EDMONTON - Dressed in a flouncy, pink skirt and carefully placing each foot in front of the other, Cpl. Nick Bulger's four-year-old daughter marched behind an armoured vehicle that carried her father's flag-draped casket to a church for his private funeral Monday.

Family and friends gathered at St. Joseph's Basilica to say their final goodbyes to Bulger, 30, who was killed July 3 in Afghanistan when the vehicle he was riding in struck a roadside bomb.

As police blocked off the busy downtown street near the church, the wail of bagpipes could be heard above the din of traffic as a pipe band led the armoured vehicle to the church.

Holding the hands of family members, Bulger's wife, Rebeka, walked behind the military vehicle with her daughters Brooklyn and Elizabeth, who is a toddler.

The casket, which came bearing Bulger's beret, medals, belt, bayonet and a wreath, was shouldered by eight members of a military honour guard which carried it inside the Catholic church for the service.

Shauna Flieder, 37, is a neighbour in the condominium complex in northeast Edmonton where the Bulger family lives.

Concerned residents have festooned the complex with yellow ribbons in a show of support for the grieving military family, she said.

When she heard that Bulger had been killed, her first thoughts were for the two little girls who are playmates of her daughter, Krystina, 2.

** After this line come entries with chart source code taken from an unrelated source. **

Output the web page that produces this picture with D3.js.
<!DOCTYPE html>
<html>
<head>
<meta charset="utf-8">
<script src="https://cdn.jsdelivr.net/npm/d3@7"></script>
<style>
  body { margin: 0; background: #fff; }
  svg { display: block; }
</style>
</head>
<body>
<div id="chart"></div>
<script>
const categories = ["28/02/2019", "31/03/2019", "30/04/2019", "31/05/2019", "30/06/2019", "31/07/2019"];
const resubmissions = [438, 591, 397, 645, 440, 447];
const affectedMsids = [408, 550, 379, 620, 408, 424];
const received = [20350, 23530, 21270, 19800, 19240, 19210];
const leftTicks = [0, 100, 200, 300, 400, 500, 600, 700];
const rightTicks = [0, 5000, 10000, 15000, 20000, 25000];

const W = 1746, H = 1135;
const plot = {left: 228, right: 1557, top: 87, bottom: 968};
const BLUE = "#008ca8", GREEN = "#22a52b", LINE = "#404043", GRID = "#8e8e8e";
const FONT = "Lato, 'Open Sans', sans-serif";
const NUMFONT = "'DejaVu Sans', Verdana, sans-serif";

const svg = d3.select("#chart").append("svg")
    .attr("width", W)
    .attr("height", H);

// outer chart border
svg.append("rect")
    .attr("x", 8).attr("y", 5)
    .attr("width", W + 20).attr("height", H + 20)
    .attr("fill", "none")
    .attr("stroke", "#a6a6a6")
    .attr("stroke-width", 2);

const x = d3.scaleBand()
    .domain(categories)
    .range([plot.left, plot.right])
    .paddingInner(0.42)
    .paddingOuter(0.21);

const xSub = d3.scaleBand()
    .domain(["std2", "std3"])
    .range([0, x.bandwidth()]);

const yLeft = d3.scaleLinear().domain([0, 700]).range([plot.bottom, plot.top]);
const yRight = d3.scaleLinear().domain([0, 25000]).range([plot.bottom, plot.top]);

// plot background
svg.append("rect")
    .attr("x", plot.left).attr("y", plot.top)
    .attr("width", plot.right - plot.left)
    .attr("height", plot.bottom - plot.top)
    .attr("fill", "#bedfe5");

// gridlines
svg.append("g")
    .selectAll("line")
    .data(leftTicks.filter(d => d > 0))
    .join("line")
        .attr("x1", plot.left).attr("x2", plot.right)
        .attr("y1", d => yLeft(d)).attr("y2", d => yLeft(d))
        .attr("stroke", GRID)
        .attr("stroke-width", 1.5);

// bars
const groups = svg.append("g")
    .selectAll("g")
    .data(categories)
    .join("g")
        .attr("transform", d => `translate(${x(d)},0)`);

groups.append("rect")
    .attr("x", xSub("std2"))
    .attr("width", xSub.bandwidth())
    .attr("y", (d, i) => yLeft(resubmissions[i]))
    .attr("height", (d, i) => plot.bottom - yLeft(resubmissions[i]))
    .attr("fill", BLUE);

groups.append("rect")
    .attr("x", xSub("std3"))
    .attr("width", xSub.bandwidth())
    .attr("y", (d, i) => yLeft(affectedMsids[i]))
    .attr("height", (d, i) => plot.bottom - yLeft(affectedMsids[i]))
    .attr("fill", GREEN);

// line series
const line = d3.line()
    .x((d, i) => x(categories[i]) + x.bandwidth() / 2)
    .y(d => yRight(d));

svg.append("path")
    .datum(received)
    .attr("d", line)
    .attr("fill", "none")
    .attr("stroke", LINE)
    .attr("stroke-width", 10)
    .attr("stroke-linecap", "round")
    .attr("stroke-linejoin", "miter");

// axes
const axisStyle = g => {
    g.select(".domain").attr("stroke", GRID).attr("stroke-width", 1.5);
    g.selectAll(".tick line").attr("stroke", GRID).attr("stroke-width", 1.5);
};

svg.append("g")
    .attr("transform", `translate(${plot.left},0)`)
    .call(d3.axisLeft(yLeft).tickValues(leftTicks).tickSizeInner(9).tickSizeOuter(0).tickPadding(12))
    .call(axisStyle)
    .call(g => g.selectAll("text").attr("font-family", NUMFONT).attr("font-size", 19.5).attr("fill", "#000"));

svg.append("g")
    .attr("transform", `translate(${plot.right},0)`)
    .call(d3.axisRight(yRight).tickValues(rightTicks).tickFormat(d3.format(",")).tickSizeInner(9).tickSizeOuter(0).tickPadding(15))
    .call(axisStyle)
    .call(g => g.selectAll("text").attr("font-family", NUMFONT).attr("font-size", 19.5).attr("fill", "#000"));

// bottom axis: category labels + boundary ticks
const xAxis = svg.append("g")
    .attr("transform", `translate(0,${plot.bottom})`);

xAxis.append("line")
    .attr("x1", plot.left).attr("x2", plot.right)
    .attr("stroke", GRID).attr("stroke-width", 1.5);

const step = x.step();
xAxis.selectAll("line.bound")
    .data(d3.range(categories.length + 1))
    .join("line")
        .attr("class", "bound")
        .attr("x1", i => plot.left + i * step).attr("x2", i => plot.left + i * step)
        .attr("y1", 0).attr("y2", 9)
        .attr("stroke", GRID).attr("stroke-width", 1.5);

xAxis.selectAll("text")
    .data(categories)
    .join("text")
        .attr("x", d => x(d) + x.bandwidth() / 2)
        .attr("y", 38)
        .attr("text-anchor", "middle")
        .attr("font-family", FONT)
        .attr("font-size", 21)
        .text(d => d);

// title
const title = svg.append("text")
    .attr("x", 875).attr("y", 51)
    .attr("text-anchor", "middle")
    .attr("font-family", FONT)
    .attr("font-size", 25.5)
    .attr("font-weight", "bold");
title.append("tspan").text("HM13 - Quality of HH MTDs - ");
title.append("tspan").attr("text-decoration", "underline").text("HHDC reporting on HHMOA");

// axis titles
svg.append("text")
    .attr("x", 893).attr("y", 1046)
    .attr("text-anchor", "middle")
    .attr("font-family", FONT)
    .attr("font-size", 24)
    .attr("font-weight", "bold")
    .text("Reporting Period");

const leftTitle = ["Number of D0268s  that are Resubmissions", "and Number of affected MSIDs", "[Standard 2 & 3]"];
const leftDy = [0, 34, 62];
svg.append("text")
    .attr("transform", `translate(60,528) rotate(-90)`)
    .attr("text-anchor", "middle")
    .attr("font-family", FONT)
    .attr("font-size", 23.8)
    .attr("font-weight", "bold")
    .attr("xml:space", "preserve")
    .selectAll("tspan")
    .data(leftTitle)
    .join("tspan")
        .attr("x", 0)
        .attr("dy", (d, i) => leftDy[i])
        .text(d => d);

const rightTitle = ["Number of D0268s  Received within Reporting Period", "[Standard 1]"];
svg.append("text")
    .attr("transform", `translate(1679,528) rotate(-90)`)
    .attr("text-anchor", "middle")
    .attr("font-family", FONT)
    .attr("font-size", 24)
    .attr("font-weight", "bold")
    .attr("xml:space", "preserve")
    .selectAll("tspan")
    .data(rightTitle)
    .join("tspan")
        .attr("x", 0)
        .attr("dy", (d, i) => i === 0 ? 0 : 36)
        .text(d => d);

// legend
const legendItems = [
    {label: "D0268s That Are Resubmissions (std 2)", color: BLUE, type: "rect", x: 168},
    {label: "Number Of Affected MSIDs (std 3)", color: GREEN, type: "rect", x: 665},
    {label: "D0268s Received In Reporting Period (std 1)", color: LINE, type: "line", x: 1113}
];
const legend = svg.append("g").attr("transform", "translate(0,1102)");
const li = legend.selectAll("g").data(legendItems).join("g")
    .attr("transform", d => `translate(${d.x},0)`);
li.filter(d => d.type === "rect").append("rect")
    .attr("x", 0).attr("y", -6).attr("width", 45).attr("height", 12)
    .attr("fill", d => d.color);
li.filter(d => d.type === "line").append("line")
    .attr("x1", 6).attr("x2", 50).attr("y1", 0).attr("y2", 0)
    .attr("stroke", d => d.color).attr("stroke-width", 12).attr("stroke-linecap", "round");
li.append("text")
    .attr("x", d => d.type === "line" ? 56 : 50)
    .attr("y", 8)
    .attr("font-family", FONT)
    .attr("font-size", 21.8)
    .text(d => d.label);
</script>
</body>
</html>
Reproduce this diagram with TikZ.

"I thought it was horrible, especially for the two little girls. (They're) never going to know their dad. It's sad," said Flieder as she walked to the church.

Rebeka was planning to meet her husband in Ontario in August and was looking forward to see him for the first time in months, she said.

Bulger, who was born in Toronto but raised in Buckhorn, Ont., was on his first overseas mission since joining the military in 2000 and had been deployed to Afghanistan in February.

His wife was nervous about her husband's deployment to the war-torn country, Flieder said.

"She was quite concerned about him being as far away as he was," she said.

But the pair was looking forward to spending some time together in Ontario in August, when Bulger was expected to take leave, Flieder said.

The vehicle that Bulger was in was part of a convoy that also carried Canadian commander Brig.-Gen. Jonathan Vance.

He was unharmed but five other soldiers were injured in the incident, which happened in the volatile Zhari district.

Bulger was part of Vance's tactical team and a member of 3rd Battalion, Princess Patricia's Canadian Light Infantry.

"It's definitely a tragedy, any time any soldier is lost protecting the nation. It's sad to see someone so close to home lose a life", said Sergio Rodriguez, one of several members of the public who stood outside the church to pay their respects.

His brother is in the U.S. navy and he said the funeral reminded him that such a death could happen to any soldier who is overseas.

"Hopefully the conflict will be over and we are going to move on and we are not going to lose more people," Rodriguez said.

"I would hope that it will open people's eye and realize we need to support our troops whether or not we agree or not with the politics of it, we need to support our military no matter what," he said.

June Simons was just a teenager during the Second World War when she saw young men from her neighbourhood sent to Europe, where many died.

Standing on the street corner to watch the funeral procession, her voice tight with emotion, Simons said while she feels bad for Bulger's family, she doesn't agree with the war in Afghanistan.

She would like to see Canadian troops out of there.

"I feel very emotional. I don't get it, I don't understand it. I don't support what's going on in Afghanistan," she said.

The conflict in the country has been going on for generations and it will only continue once Canadian troops leave, she said.

"It just seems like such a waste of lives, such a waste."

Kathleen Lauram, who is a member of the congregation at St. Joseph's, said everyone in the parish is taking this latest death of a Canadian soldier quite hard.

"I feel sadness but gratitude for what they have done. It's a lifetime gift they are doing for us," she said.

A posting for the corporal on Facebook read: "An amazing son, brother, father, husband, friend and a brave soldier is just the beginning of a description of this fallen hero."

"Nick, you will be missed by many, loved by us all and will forever live on in our hearts. May you rest peacefully."

Since 2002, 124 Canadian soldiers and one diplomat have died during the Afghan mission.